Do this -
Your task is to write out only the lines running from the line with "Rebuild this chart" to the line with "const limitValue = 40;", both ends kept, with no images.
* Begin Data for this task *
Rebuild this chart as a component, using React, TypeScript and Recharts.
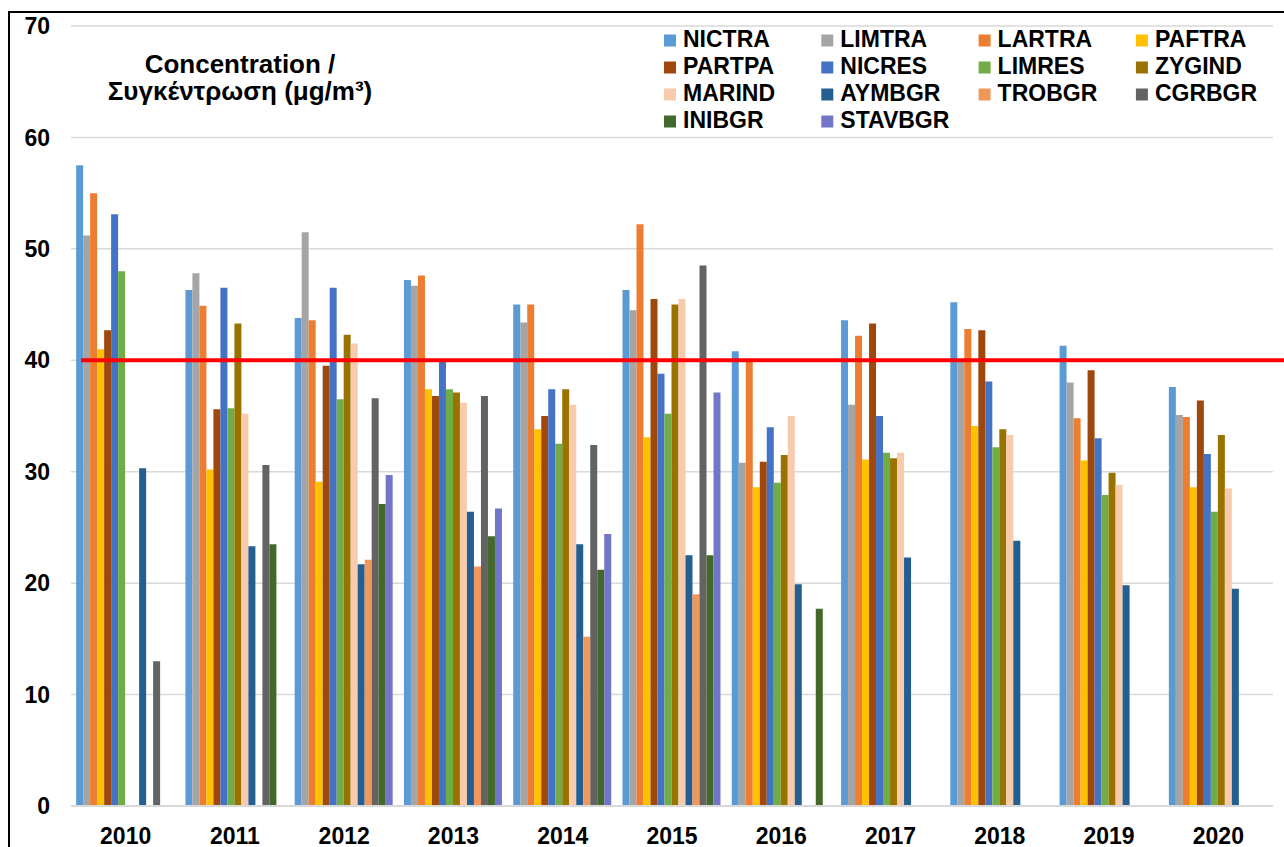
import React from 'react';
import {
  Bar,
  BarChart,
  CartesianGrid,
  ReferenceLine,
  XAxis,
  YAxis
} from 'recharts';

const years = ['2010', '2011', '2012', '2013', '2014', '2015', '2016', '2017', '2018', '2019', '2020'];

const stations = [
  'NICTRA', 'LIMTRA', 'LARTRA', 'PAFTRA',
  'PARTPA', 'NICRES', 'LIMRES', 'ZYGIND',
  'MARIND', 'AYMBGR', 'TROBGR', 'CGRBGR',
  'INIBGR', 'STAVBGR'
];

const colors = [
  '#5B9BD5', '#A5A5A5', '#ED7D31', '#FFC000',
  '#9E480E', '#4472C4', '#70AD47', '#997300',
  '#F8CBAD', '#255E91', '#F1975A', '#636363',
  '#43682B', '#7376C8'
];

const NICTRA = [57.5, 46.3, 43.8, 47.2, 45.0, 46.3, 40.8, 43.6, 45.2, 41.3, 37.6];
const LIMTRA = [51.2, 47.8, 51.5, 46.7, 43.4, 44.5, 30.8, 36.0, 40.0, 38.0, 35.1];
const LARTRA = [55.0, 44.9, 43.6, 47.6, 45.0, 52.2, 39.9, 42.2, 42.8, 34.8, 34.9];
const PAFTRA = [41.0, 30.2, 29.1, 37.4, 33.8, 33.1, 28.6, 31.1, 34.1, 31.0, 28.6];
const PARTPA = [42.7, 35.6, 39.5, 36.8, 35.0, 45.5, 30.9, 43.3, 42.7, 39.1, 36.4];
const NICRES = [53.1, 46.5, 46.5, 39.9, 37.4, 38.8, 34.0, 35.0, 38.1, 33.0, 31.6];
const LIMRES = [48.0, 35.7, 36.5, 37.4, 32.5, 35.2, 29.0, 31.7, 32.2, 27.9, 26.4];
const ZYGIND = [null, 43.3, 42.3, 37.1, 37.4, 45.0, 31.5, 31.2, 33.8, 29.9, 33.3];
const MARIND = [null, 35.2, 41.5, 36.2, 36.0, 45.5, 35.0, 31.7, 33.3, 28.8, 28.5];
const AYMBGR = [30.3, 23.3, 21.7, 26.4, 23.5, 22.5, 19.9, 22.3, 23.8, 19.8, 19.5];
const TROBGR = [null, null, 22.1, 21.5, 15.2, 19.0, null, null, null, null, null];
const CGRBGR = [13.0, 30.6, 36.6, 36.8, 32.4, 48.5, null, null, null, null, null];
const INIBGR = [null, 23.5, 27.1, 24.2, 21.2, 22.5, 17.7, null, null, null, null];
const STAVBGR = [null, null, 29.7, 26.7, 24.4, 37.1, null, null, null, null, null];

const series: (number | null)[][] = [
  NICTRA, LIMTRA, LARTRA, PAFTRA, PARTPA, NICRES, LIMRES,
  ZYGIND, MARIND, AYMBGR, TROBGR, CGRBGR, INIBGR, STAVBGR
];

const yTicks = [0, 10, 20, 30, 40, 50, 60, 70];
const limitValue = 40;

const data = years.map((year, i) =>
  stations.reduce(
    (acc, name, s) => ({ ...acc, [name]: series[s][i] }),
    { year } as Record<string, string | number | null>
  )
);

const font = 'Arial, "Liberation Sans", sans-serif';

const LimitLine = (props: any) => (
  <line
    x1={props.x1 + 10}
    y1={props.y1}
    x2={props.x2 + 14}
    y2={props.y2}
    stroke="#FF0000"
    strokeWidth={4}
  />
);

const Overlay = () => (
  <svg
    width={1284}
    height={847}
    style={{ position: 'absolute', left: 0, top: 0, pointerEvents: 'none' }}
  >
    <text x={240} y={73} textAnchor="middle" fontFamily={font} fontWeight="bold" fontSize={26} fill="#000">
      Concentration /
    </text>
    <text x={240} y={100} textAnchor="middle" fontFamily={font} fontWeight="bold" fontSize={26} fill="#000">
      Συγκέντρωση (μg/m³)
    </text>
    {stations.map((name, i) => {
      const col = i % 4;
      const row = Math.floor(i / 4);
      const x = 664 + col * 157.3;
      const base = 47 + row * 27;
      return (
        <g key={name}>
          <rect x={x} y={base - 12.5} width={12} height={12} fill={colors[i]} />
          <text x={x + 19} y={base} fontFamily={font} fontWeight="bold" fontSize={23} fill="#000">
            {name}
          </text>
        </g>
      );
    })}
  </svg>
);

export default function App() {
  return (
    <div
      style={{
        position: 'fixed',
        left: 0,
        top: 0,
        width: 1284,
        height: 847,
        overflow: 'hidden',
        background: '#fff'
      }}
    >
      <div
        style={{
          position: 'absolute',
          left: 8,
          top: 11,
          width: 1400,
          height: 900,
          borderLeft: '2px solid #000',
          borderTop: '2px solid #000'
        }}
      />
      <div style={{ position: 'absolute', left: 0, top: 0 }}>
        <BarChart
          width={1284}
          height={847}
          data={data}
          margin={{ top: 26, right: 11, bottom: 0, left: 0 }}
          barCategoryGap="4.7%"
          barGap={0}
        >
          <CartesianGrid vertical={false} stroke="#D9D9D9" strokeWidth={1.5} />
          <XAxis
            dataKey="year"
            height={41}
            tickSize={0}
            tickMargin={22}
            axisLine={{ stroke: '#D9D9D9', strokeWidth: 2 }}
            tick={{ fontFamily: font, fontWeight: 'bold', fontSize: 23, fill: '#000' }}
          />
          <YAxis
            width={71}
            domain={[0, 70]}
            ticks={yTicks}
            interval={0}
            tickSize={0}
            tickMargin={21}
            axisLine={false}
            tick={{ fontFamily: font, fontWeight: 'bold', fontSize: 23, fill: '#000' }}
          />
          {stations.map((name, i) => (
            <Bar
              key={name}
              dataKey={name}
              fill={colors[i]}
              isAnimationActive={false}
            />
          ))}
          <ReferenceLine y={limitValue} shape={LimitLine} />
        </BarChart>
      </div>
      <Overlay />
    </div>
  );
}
* End Data for this task *
* Begin Data for this task *
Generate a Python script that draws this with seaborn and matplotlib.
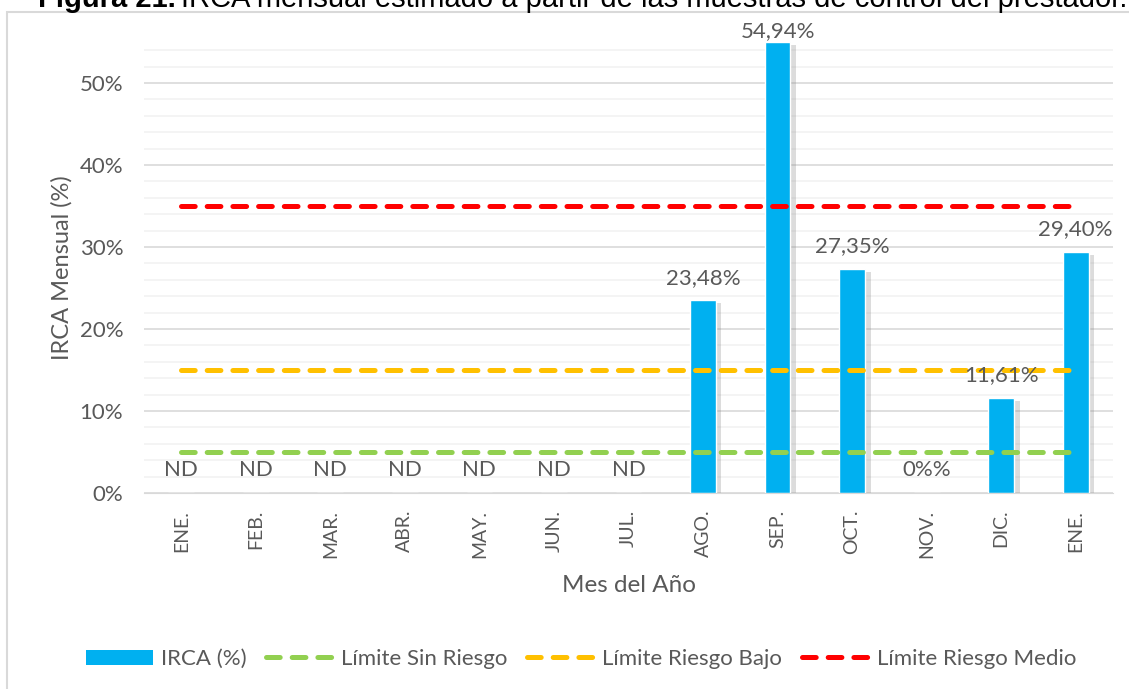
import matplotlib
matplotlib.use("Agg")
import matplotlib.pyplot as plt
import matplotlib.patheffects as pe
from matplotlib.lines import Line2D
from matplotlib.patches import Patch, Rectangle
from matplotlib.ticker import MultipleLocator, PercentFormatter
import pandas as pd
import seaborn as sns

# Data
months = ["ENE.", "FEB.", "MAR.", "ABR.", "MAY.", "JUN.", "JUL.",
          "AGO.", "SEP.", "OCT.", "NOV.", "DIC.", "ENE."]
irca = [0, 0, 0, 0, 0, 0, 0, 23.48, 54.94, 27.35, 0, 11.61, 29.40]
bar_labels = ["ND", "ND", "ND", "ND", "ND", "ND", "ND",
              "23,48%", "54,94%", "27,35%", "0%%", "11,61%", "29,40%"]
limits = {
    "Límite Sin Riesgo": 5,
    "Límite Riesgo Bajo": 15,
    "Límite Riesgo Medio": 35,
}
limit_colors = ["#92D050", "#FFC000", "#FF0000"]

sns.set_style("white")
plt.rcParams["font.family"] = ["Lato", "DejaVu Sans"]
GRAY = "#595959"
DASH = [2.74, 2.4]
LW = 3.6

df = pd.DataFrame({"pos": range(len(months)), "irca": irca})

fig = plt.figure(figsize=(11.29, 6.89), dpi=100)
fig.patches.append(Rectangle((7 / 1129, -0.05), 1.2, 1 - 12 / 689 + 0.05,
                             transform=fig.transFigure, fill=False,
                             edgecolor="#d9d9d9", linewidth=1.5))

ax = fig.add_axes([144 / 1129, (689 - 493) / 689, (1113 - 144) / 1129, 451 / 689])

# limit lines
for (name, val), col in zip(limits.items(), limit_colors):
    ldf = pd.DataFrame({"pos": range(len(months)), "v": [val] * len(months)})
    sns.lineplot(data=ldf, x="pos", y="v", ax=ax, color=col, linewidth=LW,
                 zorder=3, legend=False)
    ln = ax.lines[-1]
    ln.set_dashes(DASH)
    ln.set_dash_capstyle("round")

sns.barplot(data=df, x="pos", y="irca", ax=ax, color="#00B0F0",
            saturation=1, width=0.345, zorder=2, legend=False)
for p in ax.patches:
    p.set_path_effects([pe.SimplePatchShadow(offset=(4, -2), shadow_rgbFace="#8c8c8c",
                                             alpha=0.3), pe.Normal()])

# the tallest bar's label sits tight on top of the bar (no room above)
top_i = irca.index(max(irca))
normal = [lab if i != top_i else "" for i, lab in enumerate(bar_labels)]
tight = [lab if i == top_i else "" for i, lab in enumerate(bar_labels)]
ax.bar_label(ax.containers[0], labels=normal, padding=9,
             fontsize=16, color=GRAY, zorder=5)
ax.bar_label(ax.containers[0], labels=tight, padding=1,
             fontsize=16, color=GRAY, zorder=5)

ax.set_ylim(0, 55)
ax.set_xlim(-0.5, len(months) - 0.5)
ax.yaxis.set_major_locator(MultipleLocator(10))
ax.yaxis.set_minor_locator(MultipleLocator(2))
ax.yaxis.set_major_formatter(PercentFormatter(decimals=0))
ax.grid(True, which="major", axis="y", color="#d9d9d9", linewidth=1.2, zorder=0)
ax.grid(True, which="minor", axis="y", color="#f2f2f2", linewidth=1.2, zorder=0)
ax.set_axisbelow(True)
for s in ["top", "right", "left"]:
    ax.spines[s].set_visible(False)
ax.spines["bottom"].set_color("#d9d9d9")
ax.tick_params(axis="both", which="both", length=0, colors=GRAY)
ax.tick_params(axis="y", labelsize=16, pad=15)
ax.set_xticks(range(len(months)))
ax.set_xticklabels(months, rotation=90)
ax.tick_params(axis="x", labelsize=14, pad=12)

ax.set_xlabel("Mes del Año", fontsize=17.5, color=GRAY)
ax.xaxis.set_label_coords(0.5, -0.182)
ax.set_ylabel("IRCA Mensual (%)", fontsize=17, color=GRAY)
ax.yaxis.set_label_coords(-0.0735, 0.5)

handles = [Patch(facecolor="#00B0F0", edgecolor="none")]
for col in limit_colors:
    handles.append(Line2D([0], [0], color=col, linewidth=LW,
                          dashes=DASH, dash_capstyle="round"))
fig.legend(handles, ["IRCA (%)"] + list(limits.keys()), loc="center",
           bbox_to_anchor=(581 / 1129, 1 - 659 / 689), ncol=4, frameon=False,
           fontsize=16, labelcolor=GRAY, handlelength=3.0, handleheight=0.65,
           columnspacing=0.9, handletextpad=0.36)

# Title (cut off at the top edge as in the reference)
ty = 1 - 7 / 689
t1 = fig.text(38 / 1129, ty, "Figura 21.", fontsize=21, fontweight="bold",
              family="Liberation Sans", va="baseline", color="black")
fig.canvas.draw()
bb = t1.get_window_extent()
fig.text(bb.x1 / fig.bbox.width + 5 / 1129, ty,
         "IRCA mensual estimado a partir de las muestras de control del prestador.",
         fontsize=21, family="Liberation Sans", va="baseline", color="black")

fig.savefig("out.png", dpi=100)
* End Data for this task *
Solution below -
Rebuild this chart as a component, using React, TypeScript and Recharts.
import React from 'react';
import {
  Bar,
  BarChart,
  CartesianGrid,
  ReferenceLine,
  XAxis,
  YAxis
} from 'recharts';

const years = ['2010', '2011', '2012', '2013', '2014', '2015', '2016', '2017', '2018', '2019', '2020'];

const stations = [
  'NICTRA', 'LIMTRA', 'LARTRA', 'PAFTRA',
  'PARTPA', 'NICRES', 'LIMRES', 'ZYGIND',
  'MARIND', 'AYMBGR', 'TROBGR', 'CGRBGR',
  'INIBGR', 'STAVBGR'
];

const colors = [
  '#5B9BD5', '#A5A5A5', '#ED7D31', '#FFC000',
  '#9E480E', '#4472C4', '#70AD47', '#997300',
  '#F8CBAD', '#255E91', '#F1975A', '#636363',
  '#43682B', '#7376C8'
];

const NICTRA = [57.5, 46.3, 43.8, 47.2, 45.0, 46.3, 40.8, 43.6, 45.2, 41.3, 37.6];
const LIMTRA = [51.2, 47.8, 51.5, 46.7, 43.4, 44.5, 30.8, 36.0, 40.0, 38.0, 35.1];
const LARTRA = [55.0, 44.9, 43.6, 47.6, 45.0, 52.2, 39.9, 42.2, 42.8, 34.8, 34.9];
const PAFTRA = [41.0, 30.2, 29.1, 37.4, 33.8, 33.1, 28.6, 31.1, 34.1, 31.0, 28.6];
const PARTPA = [42.7, 35.6, 39.5, 36.8, 35.0, 45.5, 30.9, 43.3, 42.7, 39.1, 36.4];
const NICRES = [53.1, 46.5, 46.5, 39.9, 37.4, 38.8, 34.0, 35.0, 38.1, 33.0, 31.6];
const LIMRES = [48.0, 35.7, 36.5, 37.4, 32.5, 35.2, 29.0, 31.7, 32.2, 27.9, 26.4];
const ZYGIND = [null, 43.3, 42.3, 37.1, 37.4, 45.0, 31.5, 31.2, 33.8, 29.9, 33.3];
const MARIND = [null, 35.2, 41.5, 36.2, 36.0, 45.5, 35.0, 31.7, 33.3, 28.8, 28.5];
const AYMBGR = [30.3, 23.3, 21.7, 26.4, 23.5, 22.5, 19.9, 22.3, 23.8, 19.8, 19.5];
const TROBGR = [null, null, 22.1, 21.5, 15.2, 19.0, null, null, null, null, null];
const CGRBGR = [13.0, 30.6, 36.6, 36.8, 32.4, 48.5, null, null, null, null, null];
const INIBGR = [null, 23.5, 27.1, 24.2, 21.2, 22.5, 17.7, null, null, null, null];
const STAVBGR = [null, null, 29.7, 26.7, 24.4, 37.1, null, null, null, null, null];

const series: (number | null)[][] = [
  NICTRA, LIMTRA, LARTRA, PAFTRA, PARTPA, NICRES, LIMRES,
  ZYGIND, MARIND, AYMBGR, TROBGR, CGRBGR, INIBGR, STAVBGR
];

const yTicks = [0, 10, 20, 30, 40, 50, 60, 70];
const limitValue = 40;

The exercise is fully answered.